Friday, October 01, 2004

 

Faith in the Game

"Tempest" was a great video game. It was popular in the heyday of the game arcade; my friends in Hackers Anonymous and I would go over at around midnight and get a bunch of tokens and play until we ran out. Then we'd walk back home through the quiet post-midnight city.

That's the only game that really captured my attention. It was colorful, abstract, and wanted some thinking rather than relying on pure twitchiness. Other games were too repetitive or too goal-oriented, and in later years they became simply ugly.

The same applied to games that ran on PCs, when home computers became popular. Shoot things, blow things up, it wasn't my thing.

Then Cyan introduced Cosmic Osmo, a Hypercard stack in living black-and-white. This fascinated me; it was interactive. Click on things to use them or to move through the worlds. The game showed what could be done, but there was nothing else like it.

Some years later a friend told me he'd gotten something called "Myst," and he didn't like it. Would I be interested?

I gave it a try and didn't stick. Later, when I was in a better mood, I tried it again and this time completed it. It turned out to be my kind of game: beautiful, running at my pace, things to think about and figure out. It was like reading a book except that now I was a character in the book. I was sorry when I finished it.

I was even more sorry when I finished its follow-on, "Riven." This is still the best computer game I've ever played.

It's a small genre, the pure adventure game. You don't get killed, you don't even shoot at things. You wander around and figure things out. A new title comes out occasionally. Lately I've played "RHEM" and "Alida."

RHEM is highly enigmatic. You start out in a railcar and then you have to figure out lots of strange mechanisms. At first I did pretty well but then I hit the wall. I finally found a walk-through on the Web and resorted to that.

A walk-through is written by someone who has played through to the end, and shows all the steps for completing the game. By using one you short-cut the logic of the game. The game has its own logic and you learn this meta-logic as you play by figuring out the simple puzzles and building that into a model of the whole system; you hope that knowledge increases at the same rate as need. The walk-through short-circuits the process of figuring out the meta-knowledge.
The RHEM walk-through showed me why I'd gotten stuck: some devices in the game just weren't working. After that I couldn't trust the game any more and had to use the walk-through for all clues. It wasn't much fun.

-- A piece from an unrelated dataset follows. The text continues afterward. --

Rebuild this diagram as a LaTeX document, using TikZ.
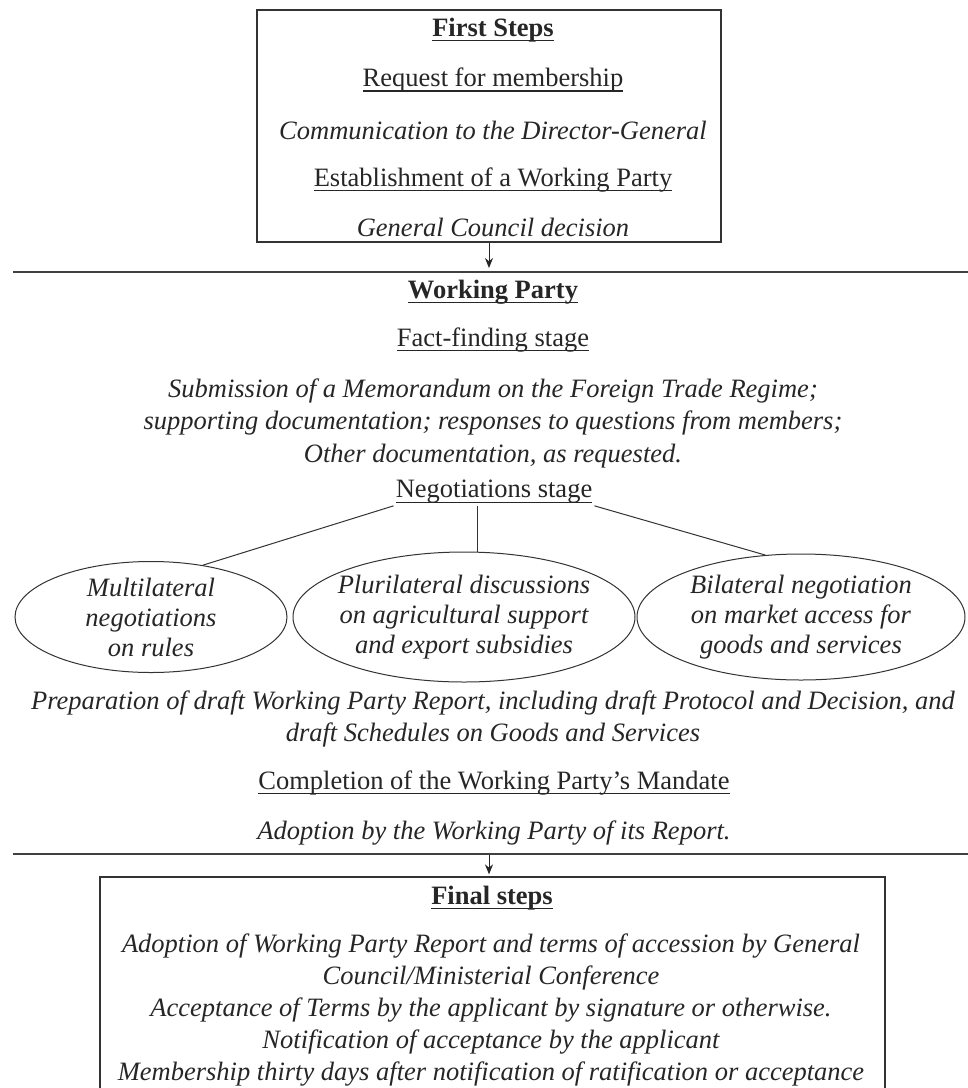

The fact that I had to use a walk-through for parts of Alida is all my fault. The writer's logic was more subtle than I expected. This was actually good because it broke up the pattern of meta-logic by which I played the game and thereby took shortcuts. It was more like how puzzles would be set up in the real world. It was still frustrating, and it still short-circuited the gaining of meta-knowledge.

Meta-knowledge deals with epistemology. How do we know what we know, and how do we learn? One I started using the walk-through it was like looking at the test answers in school: right answer, but I couldn't derive them myself so I'd be helpless outside of a controlled situation. It's also like people here in Los Angeles who know only one route to work and if that
route is closed they have no idea what to do.

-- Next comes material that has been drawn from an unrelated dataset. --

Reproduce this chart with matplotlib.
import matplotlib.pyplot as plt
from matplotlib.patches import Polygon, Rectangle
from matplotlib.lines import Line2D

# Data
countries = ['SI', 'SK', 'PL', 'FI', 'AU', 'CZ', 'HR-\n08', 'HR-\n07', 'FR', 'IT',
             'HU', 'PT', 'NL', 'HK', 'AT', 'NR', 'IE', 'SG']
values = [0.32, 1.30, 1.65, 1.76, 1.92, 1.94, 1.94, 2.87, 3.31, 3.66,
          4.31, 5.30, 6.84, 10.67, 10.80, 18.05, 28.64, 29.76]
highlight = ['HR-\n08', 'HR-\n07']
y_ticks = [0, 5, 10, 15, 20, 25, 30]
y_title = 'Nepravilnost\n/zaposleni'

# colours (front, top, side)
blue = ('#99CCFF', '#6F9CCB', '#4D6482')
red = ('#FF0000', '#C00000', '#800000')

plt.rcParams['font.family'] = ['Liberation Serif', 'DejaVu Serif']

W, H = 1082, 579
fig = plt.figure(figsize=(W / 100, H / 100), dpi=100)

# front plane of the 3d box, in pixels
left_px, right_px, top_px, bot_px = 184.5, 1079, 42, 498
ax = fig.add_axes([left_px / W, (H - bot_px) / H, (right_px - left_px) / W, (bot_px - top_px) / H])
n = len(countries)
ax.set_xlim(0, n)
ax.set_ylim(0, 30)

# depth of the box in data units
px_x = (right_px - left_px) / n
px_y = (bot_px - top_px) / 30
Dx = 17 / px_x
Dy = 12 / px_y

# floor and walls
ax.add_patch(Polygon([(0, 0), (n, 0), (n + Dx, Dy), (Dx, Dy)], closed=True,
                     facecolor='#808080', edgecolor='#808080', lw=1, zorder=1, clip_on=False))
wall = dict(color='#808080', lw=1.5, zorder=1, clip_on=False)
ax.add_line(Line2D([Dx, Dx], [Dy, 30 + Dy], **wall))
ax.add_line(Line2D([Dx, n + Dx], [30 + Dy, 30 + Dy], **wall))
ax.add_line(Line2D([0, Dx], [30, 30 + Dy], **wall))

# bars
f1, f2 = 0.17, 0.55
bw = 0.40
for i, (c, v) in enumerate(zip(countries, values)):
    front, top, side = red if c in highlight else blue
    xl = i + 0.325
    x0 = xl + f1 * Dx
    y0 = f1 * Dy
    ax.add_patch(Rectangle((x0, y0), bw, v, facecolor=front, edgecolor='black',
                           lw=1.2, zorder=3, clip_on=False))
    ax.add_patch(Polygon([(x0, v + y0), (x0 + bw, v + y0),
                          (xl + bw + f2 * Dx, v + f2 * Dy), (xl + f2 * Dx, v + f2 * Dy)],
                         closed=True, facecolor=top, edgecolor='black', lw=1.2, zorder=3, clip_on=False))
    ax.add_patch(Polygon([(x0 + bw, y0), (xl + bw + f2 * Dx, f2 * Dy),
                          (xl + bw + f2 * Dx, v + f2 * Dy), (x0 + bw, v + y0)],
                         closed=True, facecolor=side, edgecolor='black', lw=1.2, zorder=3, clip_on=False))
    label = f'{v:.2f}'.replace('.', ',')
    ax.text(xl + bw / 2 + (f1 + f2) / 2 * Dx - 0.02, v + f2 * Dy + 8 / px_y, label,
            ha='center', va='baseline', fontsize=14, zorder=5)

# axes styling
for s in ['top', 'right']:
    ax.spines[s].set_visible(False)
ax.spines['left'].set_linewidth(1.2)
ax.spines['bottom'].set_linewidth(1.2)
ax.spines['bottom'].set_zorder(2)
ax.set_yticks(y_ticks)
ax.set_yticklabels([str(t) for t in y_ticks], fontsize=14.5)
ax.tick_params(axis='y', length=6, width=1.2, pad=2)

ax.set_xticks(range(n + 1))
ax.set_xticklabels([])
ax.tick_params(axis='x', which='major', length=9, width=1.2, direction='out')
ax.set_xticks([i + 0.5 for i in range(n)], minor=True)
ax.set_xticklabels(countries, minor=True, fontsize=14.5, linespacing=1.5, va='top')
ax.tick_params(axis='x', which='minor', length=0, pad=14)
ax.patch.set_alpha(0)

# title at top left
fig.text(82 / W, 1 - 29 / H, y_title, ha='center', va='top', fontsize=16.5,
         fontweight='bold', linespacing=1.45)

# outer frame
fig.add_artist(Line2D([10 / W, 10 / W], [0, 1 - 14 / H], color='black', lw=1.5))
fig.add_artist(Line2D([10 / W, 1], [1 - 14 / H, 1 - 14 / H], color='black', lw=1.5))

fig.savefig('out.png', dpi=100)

There is no walk-through for the life of a follower of Jesus. Each day is new.

There's a certain amount of faith involved in the playing of an adventure game. You have to assume that the writer wants you to figure it out; he could easily make it impossible. Once there's a breaking of faith--if the game doesn't work, if you lose the thread of meta-logic--it becomes very frustrating. That's when you have to resort to a walk-through, or you just
quit.

"Without faith it is impossible to please Him." I'm not much for faith. Faith is for people who'd rather believe in absurdity than do the serious work finding truth requires. And yet now I'm faced with a variety of situations I can't see beyond. How much faith do I have in God's adventure game? Do trust that He has made it figure-outable? Do I trust that He has left the clues lying around for me to pick up and then take the next step? Do I trust that the goal of the game is anything I care about?

Some years ago I was playing cards with a man who was a student at the same university I was in. I knew he was gay, but this had never mattered. The phone rang and he talked for a time; I heard the word "trick" used a couple of times. After he hung up he said his friend had asked if I was a trick. He'd said no, and I knew he meant it, but still this near brush with being used was so highly disgusting to me that I never saw him again.

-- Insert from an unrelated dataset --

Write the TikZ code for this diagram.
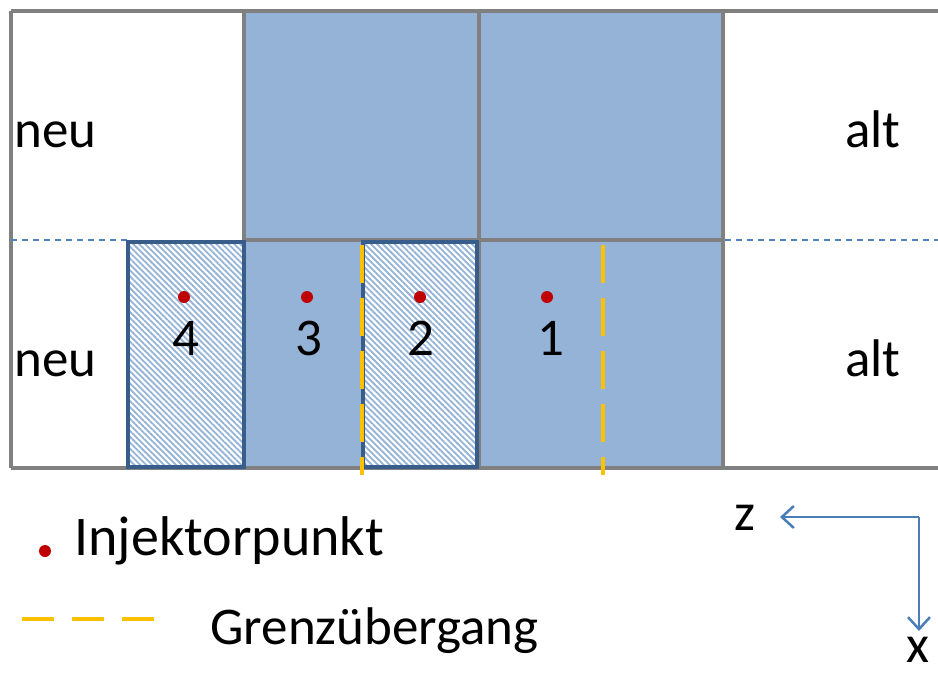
\documentclass[tikz,border=0pt]{standalone}
\usepackage{fontspec}
\setmainfont{Carlito}
\usetikzlibrary{patterns.meta,arrows.meta}
\definecolor{cellblue}{HTML}{95B3D7}
\definecolor{gridgray}{HTML}{808080}
\definecolor{boxblue}{HTML}{385D8A}
\definecolor{hatchblue}{HTML}{95B3D7}
\definecolor{dotred}{HTML}{C00000}
\definecolor{gold}{HTML}{FFC000}
\definecolor{axisblue}{HTML}{4A7EBB}
\definecolor{thinblue}{HTML}{4F81BD}
\begin{document}
\begin{tikzpicture}[x=0.5pt,y=-0.5pt,
  grid/.style={draw=gridgray,line width=2pt},
  hatchbox/.style={draw=boxblue,line width=2pt,preaction={fill=white},
     pattern={Lines[angle=-45,distance=2.1pt,line width=0.9pt]},pattern color=hatchblue},
  border/.style={gold,line width=1.75pt,dash pattern=on 19pt off 7.5pt},
  thindash/.style={thinblue,line width=0.75pt,dash pattern=on 3pt off 2.5pt},
  dot/.style={circle,fill=dotred,inner sep=0pt,minimum size=6pt},
  lbl/.style={inner sep=0pt,font=\fontsize{26.5}{32}\selectfont},
  axis/.style={axisblue,line width=1.25pt,-{Straight Barb[length=6pt,width=11pt]}}]
\useasboundingbox (0,0) rectangle (938,675);
% blue area
\fill[cellblue] (244,11) rectangle (723,468);
% grid
\draw[grid] (11,11) -- (938,11);
\draw[grid] (11,468) -- (938,468);
\draw[grid] (11,11) -- (11,468);
\draw[grid] (244,11) -- (244,240);
\draw[grid] (479,11) -- (479,468);
\draw[grid] (723,11) -- (723,468);
\draw[grid] (244,240) -- (723,240);
% thin dashed
\draw[thindash] (11,240) -- (128,240);
\draw[thindash] (725,240) -- (938,240);
% hatched boxes
\draw[hatchbox] (128,242) rectangle (244,467);
\draw[hatchbox] (363,242) rectangle (477,467);
% boundary crossings
\draw[border] (362,245) -- (362,475);
\draw[border] (603,245) -- (603,475);
% injector points
\node[dot] (d4) at (184,297) {};
\node[dot] (d3) at (307,297) {};
\node[dot] (d2) at (420,297) {};
\node[dot] (d1) at (547,297) {};
\node[lbl,anchor=base] (n4) at (186,355) {4};
\node[lbl,anchor=base] (n3) at (309,355) {3};
\node[lbl,anchor=base] (n2) at (421,355) {2};
\node[lbl,anchor=base] (n1) at (551,355) {1};
% labels
\node[lbl,anchor=base west] (neuA) at (14,147) {neu};
\node[lbl,anchor=base west] (neuB) at (14,376) {neu};
\node[lbl,anchor=base west] (altA) at (845,147) {alt};
\node[lbl,anchor=base west] (altB) at (845,376) {alt};
% legend
\node[dot] (ld) at (45,551) {};
\node[lbl,anchor=base west,font=\fontsize{28}{34}\selectfont] (linj) at (74,555) {Injektorpunkt};
\draw[gold,line width=2pt,dash pattern=on 16pt off 9pt] (22,619) -- (157,619);
\node[lbl,anchor=base west] (lgr) at (210,644) {Grenzübergang};
% axes
\coordinate (ax0) at (919,517);
\coordinate (axz) at (780,517);
\coordinate (axx) at (919,631);
\draw[axis] (ax0) -- (axz);
\draw[axis] (ax0) -- (axx);
\node[lbl] (zl) at (745,518) {z};
\node[lbl] (xl) at (918,650) {x};
\end{tikzpicture}
\end{document}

I want to be myself. Nothing less. Nothing more. Not a copy of someone else, not someone else's tool. I want the characteristics that I have to matter in some unique way. Now I find that I just don't know much about where I'm going. The Holy Spirit pretty much has to do everything. He does it better than I do. What's left of me?

Singularity. I'm seriously disgruntled right now, but there really is only one way out. Step over the singularity and believe that God made me as I am for a reason.